I agree having an anchor is one of those essential things that many don't use but IMO its and essential part of boating just like bumpers.
Old     (Chuch)      Join Date: Mar 2010       10-03-2012, 9:40 AM Reply   
G and others are spot on. I'll give you an example for giggles. Yup, I was out on a private lake with a buddy when his dumb butt ran out of gas. (Dont ask) With the wind blowing us towards the opposite end of the lake than the ramp, and the boat blowing towards the end with ROCKS, I told him to throw the anchor while we figured out a game plan. No anchor...no paddle. Within seconds we were both in the water, at 57 degrees with suits on, swimming the thing back to the ramp against the wind. He got lucky that day. For me, its a safety thing. I always have my anchor and one of those extendable paddles.

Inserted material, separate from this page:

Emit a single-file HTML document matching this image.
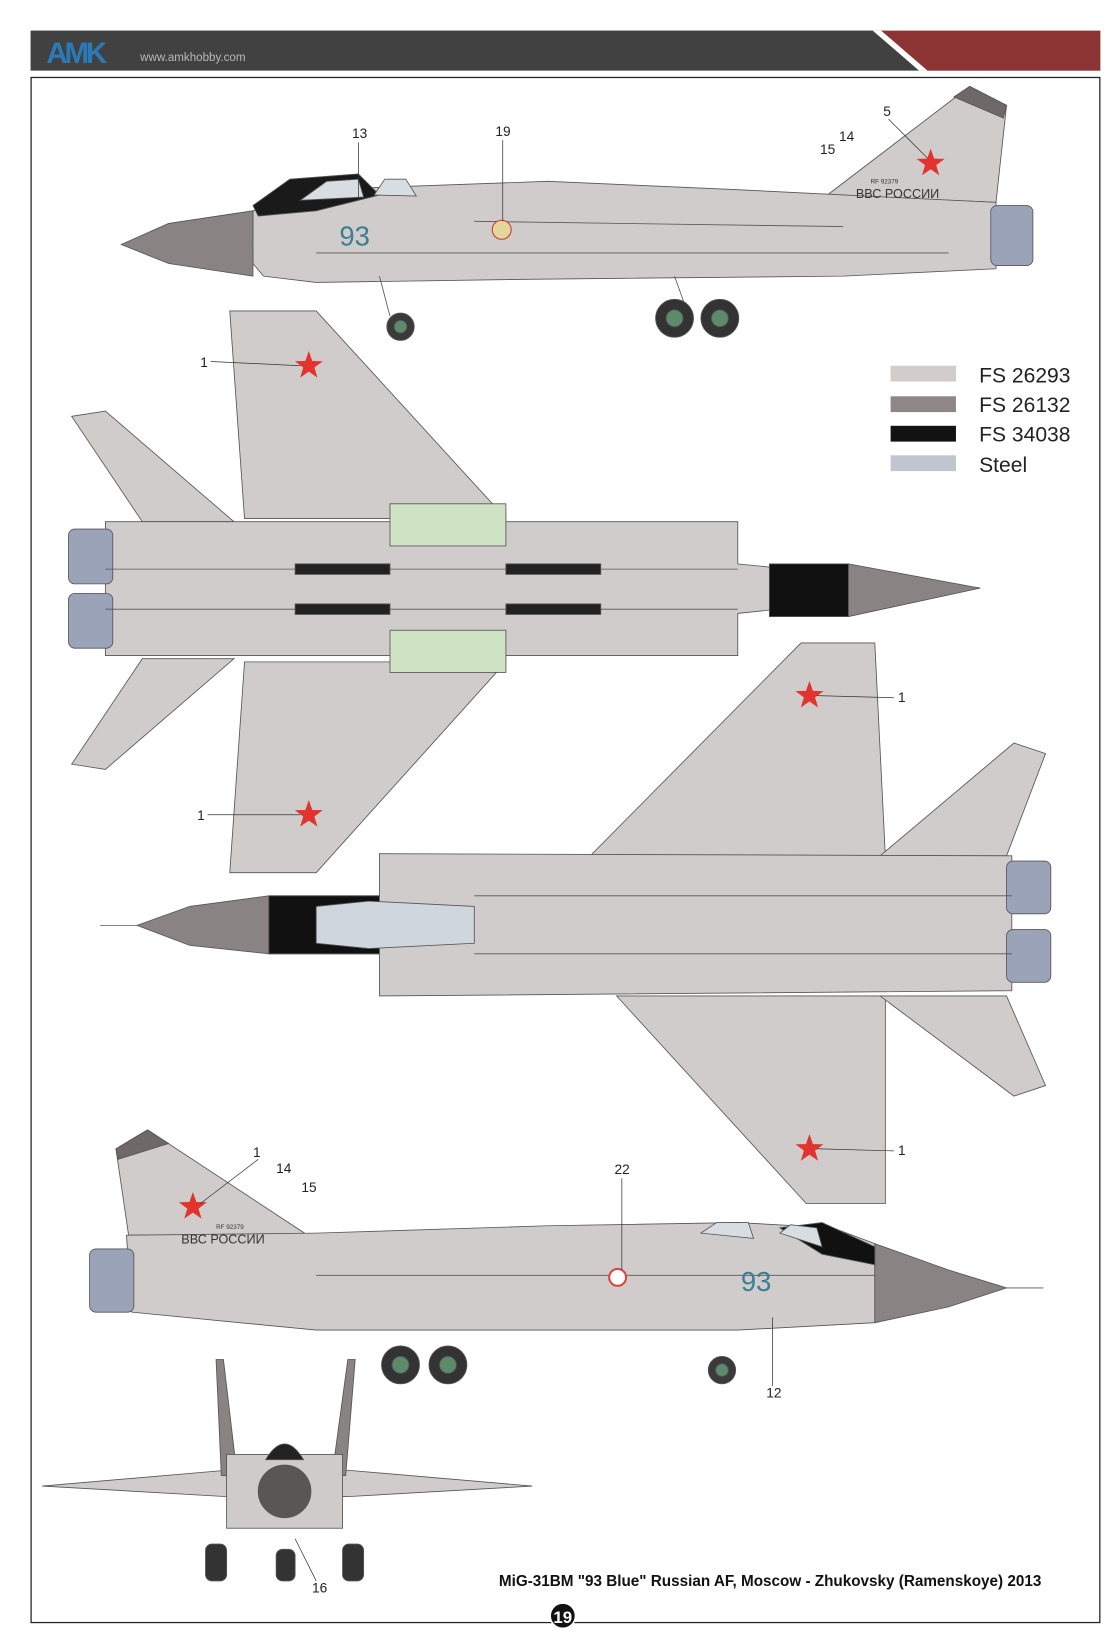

Old     (boardman74)      Join Date: Jul 2012       10-03-2012, 10:57 AM Reply   
Been there Charles. Dealer decided to close my pickup valve during a repair and didn't tell me. About a quarter mile out from the ramp she overheated in about 25 mph wind. Luckily it was a cross wing paddle back to the ramp. Had an anchor to that I used to take a couple breaks. Not much fun rowing a 3000 lbs boat with a canoe paddle. Required gear for sure!!